--- PROBLEM STATEMENT ---
Pick out the lines containing "with".

(Rows from a dataset of charts and code)

(begin)

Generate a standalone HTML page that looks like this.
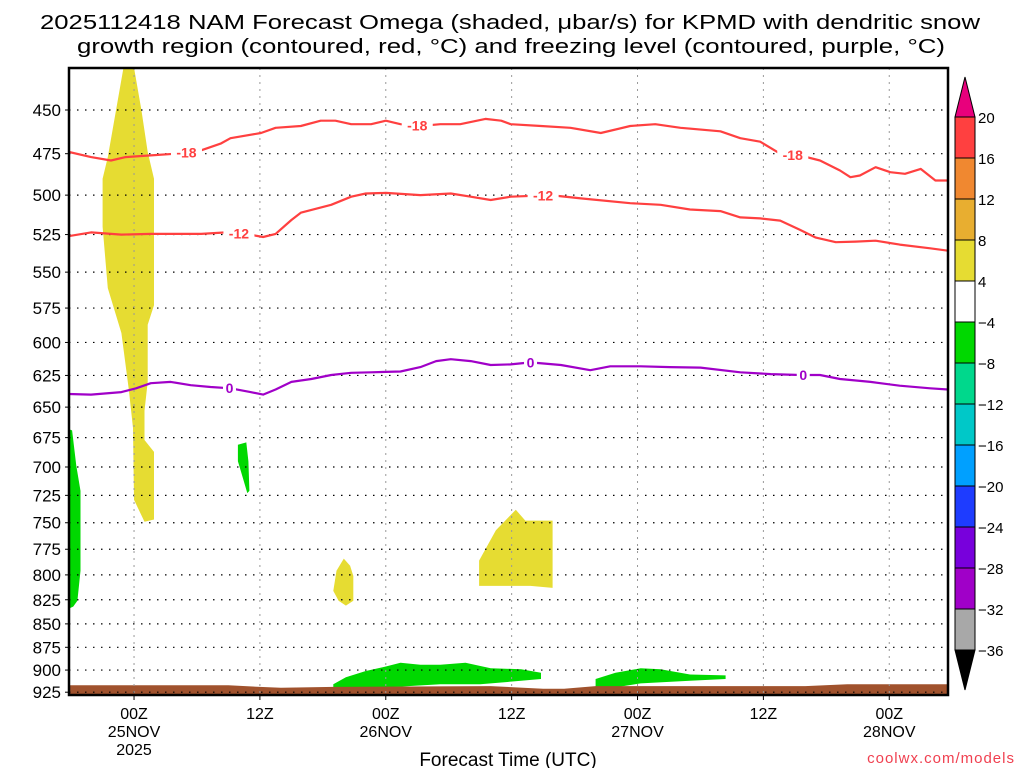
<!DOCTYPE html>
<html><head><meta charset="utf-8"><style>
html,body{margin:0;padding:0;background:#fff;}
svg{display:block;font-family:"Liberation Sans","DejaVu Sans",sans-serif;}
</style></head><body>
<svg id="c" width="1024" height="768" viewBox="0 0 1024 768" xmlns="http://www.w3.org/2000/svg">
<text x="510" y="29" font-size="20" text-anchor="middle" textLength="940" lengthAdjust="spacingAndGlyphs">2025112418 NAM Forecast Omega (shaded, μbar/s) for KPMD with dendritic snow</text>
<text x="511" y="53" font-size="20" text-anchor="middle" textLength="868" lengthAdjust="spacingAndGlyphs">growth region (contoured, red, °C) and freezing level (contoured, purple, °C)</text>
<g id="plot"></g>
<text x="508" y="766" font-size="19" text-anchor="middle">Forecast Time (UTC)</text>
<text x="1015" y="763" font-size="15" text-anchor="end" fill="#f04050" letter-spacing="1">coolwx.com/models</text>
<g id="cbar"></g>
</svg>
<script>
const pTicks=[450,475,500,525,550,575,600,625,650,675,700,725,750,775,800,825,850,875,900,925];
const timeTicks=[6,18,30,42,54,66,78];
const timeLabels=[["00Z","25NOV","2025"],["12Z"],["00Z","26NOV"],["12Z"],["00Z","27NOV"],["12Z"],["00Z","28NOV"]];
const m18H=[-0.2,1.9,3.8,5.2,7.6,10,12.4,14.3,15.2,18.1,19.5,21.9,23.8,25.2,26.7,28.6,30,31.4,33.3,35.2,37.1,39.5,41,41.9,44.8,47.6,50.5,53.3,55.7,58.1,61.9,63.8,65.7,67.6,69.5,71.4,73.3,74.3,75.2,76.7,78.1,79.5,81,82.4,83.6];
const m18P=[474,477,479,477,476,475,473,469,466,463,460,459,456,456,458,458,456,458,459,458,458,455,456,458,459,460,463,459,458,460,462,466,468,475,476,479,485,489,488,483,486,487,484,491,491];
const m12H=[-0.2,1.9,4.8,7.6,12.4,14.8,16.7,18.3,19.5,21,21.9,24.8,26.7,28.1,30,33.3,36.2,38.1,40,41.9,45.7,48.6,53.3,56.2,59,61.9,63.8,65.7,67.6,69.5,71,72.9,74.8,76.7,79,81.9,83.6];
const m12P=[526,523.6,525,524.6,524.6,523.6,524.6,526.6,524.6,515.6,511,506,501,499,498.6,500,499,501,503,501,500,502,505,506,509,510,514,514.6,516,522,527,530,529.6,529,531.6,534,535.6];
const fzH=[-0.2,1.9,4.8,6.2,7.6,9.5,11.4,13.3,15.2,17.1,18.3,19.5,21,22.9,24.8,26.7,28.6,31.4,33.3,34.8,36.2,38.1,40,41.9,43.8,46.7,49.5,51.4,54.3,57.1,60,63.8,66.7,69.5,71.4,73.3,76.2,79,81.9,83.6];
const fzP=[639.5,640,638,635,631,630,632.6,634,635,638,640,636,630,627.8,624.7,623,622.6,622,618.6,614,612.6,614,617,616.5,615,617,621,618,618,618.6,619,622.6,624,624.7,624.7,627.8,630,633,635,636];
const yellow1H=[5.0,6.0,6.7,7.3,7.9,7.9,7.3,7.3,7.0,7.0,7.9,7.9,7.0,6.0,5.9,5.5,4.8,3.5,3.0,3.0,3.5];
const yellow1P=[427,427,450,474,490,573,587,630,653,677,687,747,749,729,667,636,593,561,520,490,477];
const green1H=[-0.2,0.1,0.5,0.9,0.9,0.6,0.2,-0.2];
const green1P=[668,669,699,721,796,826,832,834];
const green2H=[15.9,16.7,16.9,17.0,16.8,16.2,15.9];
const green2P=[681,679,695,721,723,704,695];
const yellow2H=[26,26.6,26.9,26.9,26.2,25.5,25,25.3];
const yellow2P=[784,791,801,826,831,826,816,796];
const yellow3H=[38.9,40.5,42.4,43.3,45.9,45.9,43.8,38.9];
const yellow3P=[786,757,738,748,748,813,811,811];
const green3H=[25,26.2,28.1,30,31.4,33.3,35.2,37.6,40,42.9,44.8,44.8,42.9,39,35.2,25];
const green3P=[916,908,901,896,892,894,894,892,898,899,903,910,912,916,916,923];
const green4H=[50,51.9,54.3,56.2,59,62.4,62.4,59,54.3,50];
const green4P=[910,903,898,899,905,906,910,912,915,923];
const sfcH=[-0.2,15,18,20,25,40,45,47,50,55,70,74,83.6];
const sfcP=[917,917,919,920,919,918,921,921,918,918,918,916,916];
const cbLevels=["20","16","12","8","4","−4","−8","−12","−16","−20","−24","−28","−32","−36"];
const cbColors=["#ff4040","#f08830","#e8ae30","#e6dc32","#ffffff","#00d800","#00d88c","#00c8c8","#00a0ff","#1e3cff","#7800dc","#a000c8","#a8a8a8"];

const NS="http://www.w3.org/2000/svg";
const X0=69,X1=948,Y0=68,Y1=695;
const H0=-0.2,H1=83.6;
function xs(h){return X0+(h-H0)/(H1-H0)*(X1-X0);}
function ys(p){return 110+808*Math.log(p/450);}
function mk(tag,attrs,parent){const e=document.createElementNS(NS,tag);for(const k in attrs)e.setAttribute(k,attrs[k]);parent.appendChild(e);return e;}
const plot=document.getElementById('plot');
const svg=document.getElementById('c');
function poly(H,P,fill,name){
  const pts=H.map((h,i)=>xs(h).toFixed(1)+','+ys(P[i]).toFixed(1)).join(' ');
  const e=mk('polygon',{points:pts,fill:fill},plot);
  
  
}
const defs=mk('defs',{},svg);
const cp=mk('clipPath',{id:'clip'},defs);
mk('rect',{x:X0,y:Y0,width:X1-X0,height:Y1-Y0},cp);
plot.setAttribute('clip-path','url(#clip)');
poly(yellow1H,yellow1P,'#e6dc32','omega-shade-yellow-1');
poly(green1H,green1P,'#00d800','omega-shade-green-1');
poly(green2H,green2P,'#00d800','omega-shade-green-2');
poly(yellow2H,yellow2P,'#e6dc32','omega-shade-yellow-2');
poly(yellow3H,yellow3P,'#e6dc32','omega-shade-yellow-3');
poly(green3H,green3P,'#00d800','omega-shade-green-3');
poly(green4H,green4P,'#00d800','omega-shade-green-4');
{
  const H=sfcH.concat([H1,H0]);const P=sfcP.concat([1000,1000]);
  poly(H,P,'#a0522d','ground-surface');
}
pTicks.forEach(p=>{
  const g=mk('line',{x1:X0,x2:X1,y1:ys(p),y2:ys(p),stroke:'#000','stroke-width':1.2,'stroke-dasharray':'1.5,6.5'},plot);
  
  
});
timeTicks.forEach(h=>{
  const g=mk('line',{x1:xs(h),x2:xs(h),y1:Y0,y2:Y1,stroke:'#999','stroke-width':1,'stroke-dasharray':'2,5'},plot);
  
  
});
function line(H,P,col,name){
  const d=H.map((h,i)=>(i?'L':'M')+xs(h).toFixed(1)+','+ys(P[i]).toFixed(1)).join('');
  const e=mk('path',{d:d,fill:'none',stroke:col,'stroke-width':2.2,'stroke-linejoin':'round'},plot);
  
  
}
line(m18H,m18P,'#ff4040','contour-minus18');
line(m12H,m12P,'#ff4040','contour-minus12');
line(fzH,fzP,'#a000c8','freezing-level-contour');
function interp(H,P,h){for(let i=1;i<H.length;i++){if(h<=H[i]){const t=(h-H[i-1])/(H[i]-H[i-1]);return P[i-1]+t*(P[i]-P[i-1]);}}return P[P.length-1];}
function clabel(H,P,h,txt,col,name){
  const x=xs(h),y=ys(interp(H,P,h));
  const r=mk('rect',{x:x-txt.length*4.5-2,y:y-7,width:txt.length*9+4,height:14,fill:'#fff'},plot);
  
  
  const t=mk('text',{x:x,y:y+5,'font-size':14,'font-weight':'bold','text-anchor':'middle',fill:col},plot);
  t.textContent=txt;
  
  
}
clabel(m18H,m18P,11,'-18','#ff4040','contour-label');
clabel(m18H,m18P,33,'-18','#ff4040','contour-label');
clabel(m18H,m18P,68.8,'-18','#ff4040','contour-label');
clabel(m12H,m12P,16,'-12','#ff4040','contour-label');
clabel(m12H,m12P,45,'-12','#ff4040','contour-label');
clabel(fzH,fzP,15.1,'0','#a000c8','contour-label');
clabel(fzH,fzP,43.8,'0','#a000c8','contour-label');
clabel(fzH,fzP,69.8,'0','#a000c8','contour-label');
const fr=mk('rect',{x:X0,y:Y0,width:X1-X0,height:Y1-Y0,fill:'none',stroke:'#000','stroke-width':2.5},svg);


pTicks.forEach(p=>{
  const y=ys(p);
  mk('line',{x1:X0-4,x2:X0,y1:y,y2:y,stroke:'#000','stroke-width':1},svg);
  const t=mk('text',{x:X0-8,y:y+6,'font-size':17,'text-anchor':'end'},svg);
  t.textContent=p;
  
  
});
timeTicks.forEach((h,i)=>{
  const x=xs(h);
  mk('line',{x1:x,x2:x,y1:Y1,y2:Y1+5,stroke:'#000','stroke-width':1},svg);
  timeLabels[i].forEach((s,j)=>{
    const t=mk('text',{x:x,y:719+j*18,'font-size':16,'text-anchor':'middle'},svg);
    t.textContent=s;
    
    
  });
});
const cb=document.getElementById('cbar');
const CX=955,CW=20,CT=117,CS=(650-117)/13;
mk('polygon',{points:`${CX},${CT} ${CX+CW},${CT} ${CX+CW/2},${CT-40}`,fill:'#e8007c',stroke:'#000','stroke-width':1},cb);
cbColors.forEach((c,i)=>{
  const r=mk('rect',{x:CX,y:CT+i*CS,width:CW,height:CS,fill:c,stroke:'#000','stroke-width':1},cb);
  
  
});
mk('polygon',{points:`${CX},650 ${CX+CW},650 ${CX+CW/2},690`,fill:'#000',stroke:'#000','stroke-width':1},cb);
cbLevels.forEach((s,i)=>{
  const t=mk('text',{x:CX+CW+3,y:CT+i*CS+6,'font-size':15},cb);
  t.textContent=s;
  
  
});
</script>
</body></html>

(end)
(begin)

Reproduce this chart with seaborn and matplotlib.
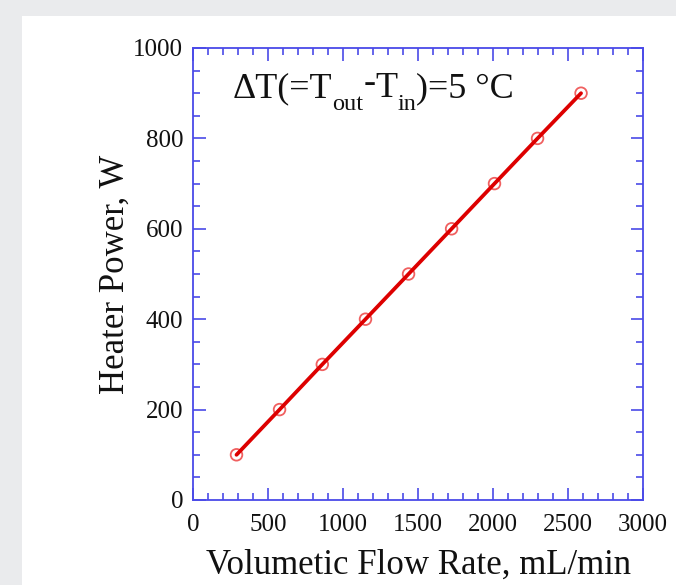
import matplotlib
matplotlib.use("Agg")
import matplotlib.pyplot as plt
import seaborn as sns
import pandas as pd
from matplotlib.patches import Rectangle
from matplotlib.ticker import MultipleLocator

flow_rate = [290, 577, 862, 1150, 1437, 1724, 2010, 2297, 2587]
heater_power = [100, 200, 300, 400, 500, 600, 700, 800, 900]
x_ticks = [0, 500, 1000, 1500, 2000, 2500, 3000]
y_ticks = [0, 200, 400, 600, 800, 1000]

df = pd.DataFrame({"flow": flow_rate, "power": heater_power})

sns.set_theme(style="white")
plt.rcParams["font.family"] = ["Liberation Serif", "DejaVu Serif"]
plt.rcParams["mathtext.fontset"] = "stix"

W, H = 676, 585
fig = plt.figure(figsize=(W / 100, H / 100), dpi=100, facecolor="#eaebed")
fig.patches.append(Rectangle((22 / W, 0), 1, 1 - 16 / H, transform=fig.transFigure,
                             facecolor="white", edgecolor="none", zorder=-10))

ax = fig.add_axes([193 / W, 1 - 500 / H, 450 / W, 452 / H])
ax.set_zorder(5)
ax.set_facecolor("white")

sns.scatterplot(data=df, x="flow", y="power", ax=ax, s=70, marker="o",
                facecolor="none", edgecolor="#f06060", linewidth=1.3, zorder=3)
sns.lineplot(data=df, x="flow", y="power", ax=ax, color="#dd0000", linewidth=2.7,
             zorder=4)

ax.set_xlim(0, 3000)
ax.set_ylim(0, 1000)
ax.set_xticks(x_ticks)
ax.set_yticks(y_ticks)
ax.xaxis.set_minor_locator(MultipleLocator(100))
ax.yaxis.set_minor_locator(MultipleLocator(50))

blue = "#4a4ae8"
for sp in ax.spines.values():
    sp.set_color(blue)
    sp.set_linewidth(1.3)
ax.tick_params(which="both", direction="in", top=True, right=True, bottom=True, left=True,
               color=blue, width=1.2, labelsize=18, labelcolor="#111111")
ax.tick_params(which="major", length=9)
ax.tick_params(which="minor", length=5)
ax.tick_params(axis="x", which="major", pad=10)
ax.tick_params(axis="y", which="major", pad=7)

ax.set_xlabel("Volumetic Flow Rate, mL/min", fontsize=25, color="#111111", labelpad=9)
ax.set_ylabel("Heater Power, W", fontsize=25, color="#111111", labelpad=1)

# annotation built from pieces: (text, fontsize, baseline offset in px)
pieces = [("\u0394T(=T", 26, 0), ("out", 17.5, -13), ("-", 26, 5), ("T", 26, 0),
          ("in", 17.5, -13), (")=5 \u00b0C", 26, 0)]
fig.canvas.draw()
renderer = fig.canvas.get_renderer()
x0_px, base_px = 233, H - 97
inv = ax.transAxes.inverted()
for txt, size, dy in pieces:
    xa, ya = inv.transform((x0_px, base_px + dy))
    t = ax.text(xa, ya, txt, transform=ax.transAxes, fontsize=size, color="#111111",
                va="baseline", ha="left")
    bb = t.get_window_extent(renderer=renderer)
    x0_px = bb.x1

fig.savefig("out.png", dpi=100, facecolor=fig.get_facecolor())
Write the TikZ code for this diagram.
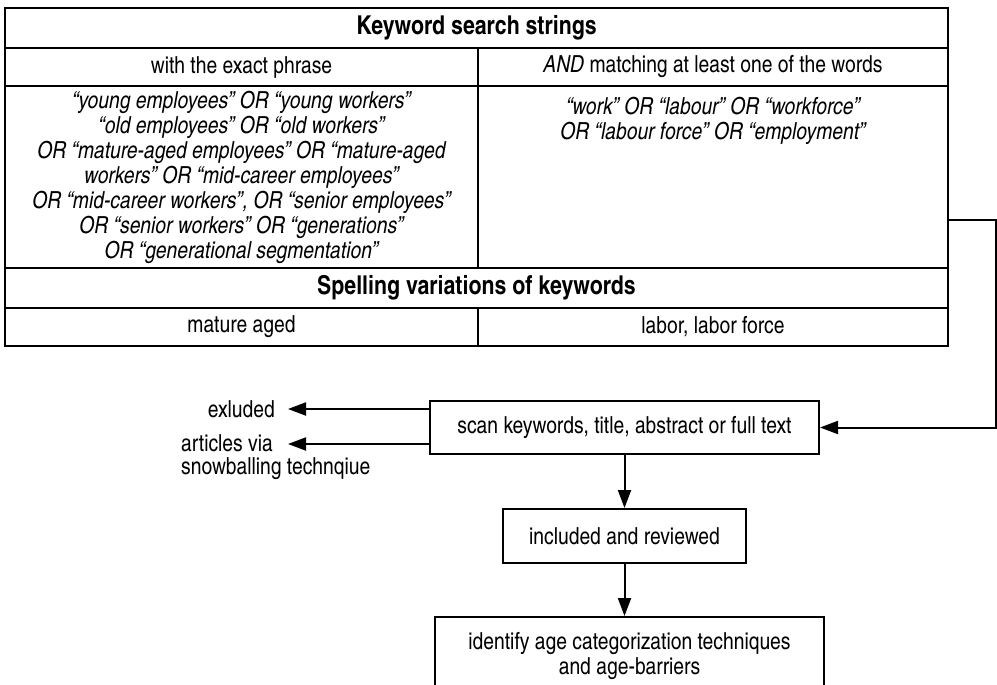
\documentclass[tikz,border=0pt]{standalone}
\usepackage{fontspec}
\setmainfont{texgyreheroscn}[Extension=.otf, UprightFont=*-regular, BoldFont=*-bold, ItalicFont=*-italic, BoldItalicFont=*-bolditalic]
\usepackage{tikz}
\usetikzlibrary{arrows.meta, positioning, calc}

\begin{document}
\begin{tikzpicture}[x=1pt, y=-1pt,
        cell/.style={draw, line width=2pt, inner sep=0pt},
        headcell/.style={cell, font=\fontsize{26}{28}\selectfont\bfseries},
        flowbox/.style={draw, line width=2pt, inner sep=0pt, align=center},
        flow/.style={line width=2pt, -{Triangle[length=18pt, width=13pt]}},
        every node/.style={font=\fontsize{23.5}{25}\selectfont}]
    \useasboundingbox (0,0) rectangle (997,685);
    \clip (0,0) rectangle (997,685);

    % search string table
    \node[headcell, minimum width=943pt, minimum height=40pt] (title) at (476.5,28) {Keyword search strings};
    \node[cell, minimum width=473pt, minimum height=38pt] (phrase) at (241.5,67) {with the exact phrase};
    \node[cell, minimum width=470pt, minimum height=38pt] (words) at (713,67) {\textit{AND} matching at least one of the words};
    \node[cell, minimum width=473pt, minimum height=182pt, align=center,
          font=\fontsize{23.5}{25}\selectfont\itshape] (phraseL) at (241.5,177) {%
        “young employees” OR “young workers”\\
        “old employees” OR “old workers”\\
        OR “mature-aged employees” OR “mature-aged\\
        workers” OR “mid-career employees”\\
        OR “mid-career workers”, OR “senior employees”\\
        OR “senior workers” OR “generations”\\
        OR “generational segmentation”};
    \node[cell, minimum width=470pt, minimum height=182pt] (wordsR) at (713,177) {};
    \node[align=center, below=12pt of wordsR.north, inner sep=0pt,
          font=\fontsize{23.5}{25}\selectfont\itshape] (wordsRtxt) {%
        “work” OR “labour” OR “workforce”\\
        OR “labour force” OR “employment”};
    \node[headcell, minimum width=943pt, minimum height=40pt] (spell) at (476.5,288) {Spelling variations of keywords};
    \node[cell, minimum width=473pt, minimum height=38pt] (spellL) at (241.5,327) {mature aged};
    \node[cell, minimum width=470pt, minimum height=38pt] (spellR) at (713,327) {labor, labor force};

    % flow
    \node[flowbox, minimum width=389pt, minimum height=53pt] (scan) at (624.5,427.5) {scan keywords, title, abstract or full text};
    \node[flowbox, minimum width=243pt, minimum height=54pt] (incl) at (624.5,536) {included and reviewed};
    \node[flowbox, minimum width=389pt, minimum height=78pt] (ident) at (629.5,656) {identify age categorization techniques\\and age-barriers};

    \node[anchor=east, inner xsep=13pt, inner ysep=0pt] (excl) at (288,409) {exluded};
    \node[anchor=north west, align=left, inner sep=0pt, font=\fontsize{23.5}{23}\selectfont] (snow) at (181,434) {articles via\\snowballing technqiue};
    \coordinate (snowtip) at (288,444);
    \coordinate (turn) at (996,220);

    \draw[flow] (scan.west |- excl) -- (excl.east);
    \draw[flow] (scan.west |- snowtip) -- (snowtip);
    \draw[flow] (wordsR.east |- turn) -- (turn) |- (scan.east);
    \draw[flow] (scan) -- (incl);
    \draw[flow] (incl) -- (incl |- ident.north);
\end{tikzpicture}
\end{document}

(end)

--- TASK SOLUTION ---
<text x="510" y="29" font-size="20" text-anchor="middle" textLength="940" lengthAdjust="spacingAndGlyphs">2025112418 NAM Forecast Omega (shaded, μbar/s) for KPMD with dendritic snow</text>
Reproduce this chart with seaborn and matplotlib.
    \node[cell, minimum width=473pt, minimum height=38pt] (phrase) at (241.5,67) {with the exact phrase};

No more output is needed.